=== GIVEN PROBLEM ===
Retype all of the listing exactly, passing over any picture you find.

__________

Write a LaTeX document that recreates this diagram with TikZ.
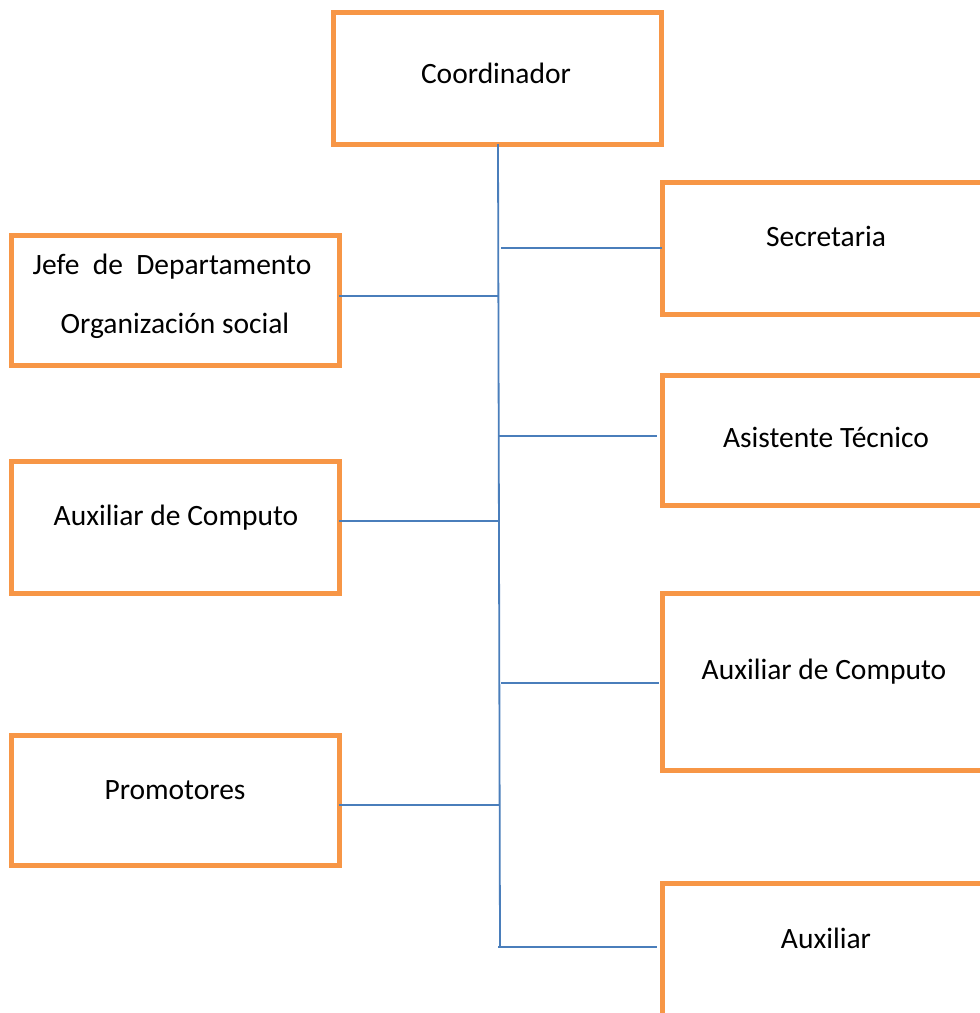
\documentclass[tikz,border=0pt]{standalone}
\usepackage{fontspec}
\setmainfont{Carlito}
\definecolor{boxorange}{HTML}{F79646}
\definecolor{lineblue}{HTML}{4A7EBB}
\begin{document}
\begin{tikzpicture}[x=1pt,y=-1pt,
  orgbox/.style={draw=boxorange,line width=5pt,rectangle,inner sep=0pt,outer sep=0pt,fill=white},
  conn/.style={draw=lineblue,line width=1.8pt},
  lbl/.style={anchor=base,inner sep=0pt,font=\fontsize{29.5}{35}\selectfont}]
\useasboundingbox (0,0) rectangle (980,1013);
\clip (0,0) rectangle (980,1013);
\fill[white] (0,0) rectangle (980,1013);
% boxes
\node[orgbox,minimum width=328pt,minimum height=132pt] (coord) at (497,78) {};
\node[orgbox,minimum width=328pt,minimum height=130pt] (jefe) at (175,300) {};
\node[orgbox,minimum width=328pt,minimum height=132pt] (auxl) at (175,527) {};
\node[orgbox,minimum width=328pt,minimum height=130pt] (prom) at (175,800) {};
\node[orgbox,minimum width=328pt,minimum height=132pt] (sec) at (826,248) {};
\node[orgbox,minimum width=328pt,minimum height=130pt] (asis) at (826,440) {};
\node[orgbox,minimum width=328pt,minimum height=177pt] (auxr) at (826,681.5) {};
\node[orgbox,minimum width=328pt,minimum height=132pt] (aux) at (826,949) {};
% labels
\node[lbl] (tcoord) at (496,83) {Coordinador};
\node[lbl] (tjefe1) at (172,274) {Jefe\hspace{0.45em}de\hspace{0.45em}Departamento};
\node[lbl] (tjefe2) at (175,333) {Organización social};
\node[lbl] (tauxl) at (176,525) {Auxiliar de Computo};
\node[lbl] (tprom) at (175,799) {Promotores};
\node[lbl] (tsec) at (826,246) {Secretaria};
\node[lbl] (tasis) at (826,447) {Asistente Técnico};
\node[lbl] (tauxr) at (824,679) {Auxiliar de Computo};
\node[lbl] (taux) at (826,948) {Auxiliar};
% trunk
\coordinate (ttop) at (498,146);
\coordinate (tbot) at (500,947);
\draw[conn] (coord.south -| ttop) -- (tbot);
% branches
\coordinate (bsec) at (501,248);
\coordinate (bjefe) at (498.5,296);
\coordinate (basis) at (499,436);
\coordinate (bauxl) at (499,521);
\coordinate (bauxr) at (501,683);
\coordinate (bprom) at (500,805);
\coordinate (baux) at (498,947);
\draw[conn] (bsec) -- (sec.west |- bsec);
\draw[conn] (jefe.east |- bjefe) -- (bjefe);
\draw[conn] (basis) -- ([xshift=-5pt]asis.west |- basis);
\draw[conn] (auxl.east |- bauxl) -- (bauxl);
\draw[conn] (bauxr) -- ([xshift=-3pt]auxr.west |- bauxr);
\draw[conn] (prom.east |- bprom) -- (bprom);
\draw[conn] (baux) -- ([xshift=-5pt]aux.west |- baux);
\end{tikzpicture}
\end{document}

__________

=== THE OUTPUT ===
Write a LaTeX document that recreates this diagram with TikZ.
\documentclass[tikz,border=0pt]{standalone}
\usepackage{fontspec}
\setmainfont{Carlito}
\definecolor{boxorange}{HTML}{F79646}
\definecolor{lineblue}{HTML}{4A7EBB}
\begin{document}
\begin{tikzpicture}[x=1pt,y=-1pt,
  orgbox/.style={draw=boxorange,line width=5pt,rectangle,inner sep=0pt,outer sep=0pt,fill=white},
  conn/.style={draw=lineblue,line width=1.8pt},
  lbl/.style={anchor=base,inner sep=0pt,font=\fontsize{29.5}{35}\selectfont}]
\useasboundingbox (0,0) rectangle (980,1013);
\clip (0,0) rectangle (980,1013);
\fill[white] (0,0) rectangle (980,1013);
% boxes
\node[orgbox,minimum width=328pt,minimum height=132pt] (coord) at (497,78) {};
\node[orgbox,minimum width=328pt,minimum height=130pt] (jefe) at (175,300) {};
\node[orgbox,minimum width=328pt,minimum height=132pt] (auxl) at (175,527) {};
\node[orgbox,minimum width=328pt,minimum height=130pt] (prom) at (175,800) {};
\node[orgbox,minimum width=328pt,minimum height=132pt] (sec) at (826,248) {};
\node[orgbox,minimum width=328pt,minimum height=130pt] (asis) at (826,440) {};
\node[orgbox,minimum width=328pt,minimum height=177pt] (auxr) at (826,681.5) {};
\node[orgbox,minimum width=328pt,minimum height=132pt] (aux) at (826,949) {};
% labels
\node[lbl] (tcoord) at (496,83) {Coordinador};
\node[lbl] (tjefe1) at (172,274) {Jefe\hspace{0.45em}de\hspace{0.45em}Departamento};
\node[lbl] (tjefe2) at (175,333) {Organización social};
\node[lbl] (tauxl) at (176,525) {Auxiliar de Computo};
\node[lbl] (tprom) at (175,799) {Promotores};
\node[lbl] (tsec) at (826,246) {Secretaria};
\node[lbl] (tasis) at (826,447) {Asistente Técnico};
\node[lbl] (tauxr) at (824,679) {Auxiliar de Computo};
\node[lbl] (taux) at (826,948) {Auxiliar};
% trunk
\coordinate (ttop) at (498,146);
\coordinate (tbot) at (500,947);
\draw[conn] (coord.south -| ttop) -- (tbot);
% branches
\coordinate (bsec) at (501,248);
\coordinate (bjefe) at (498.5,296);
\coordinate (basis) at (499,436);
\coordinate (bauxl) at (499,521);
\coordinate (bauxr) at (501,683);
\coordinate (bprom) at (500,805);
\coordinate (baux) at (498,947);
\draw[conn] (bsec) -- (sec.west |- bsec);
\draw[conn] (jefe.east |- bjefe) -- (bjefe);
\draw[conn] (basis) -- ([xshift=-5pt]asis.west |- basis);
\draw[conn] (auxl.east |- bauxl) -- (bauxl);
\draw[conn] (bauxr) -- ([xshift=-3pt]auxr.west |- bauxr);
\draw[conn] (prom.east |- bprom) -- (bprom);
\draw[conn] (baux) -- ([xshift=-5pt]aux.west |- baux);
\end{tikzpicture}
\end{document}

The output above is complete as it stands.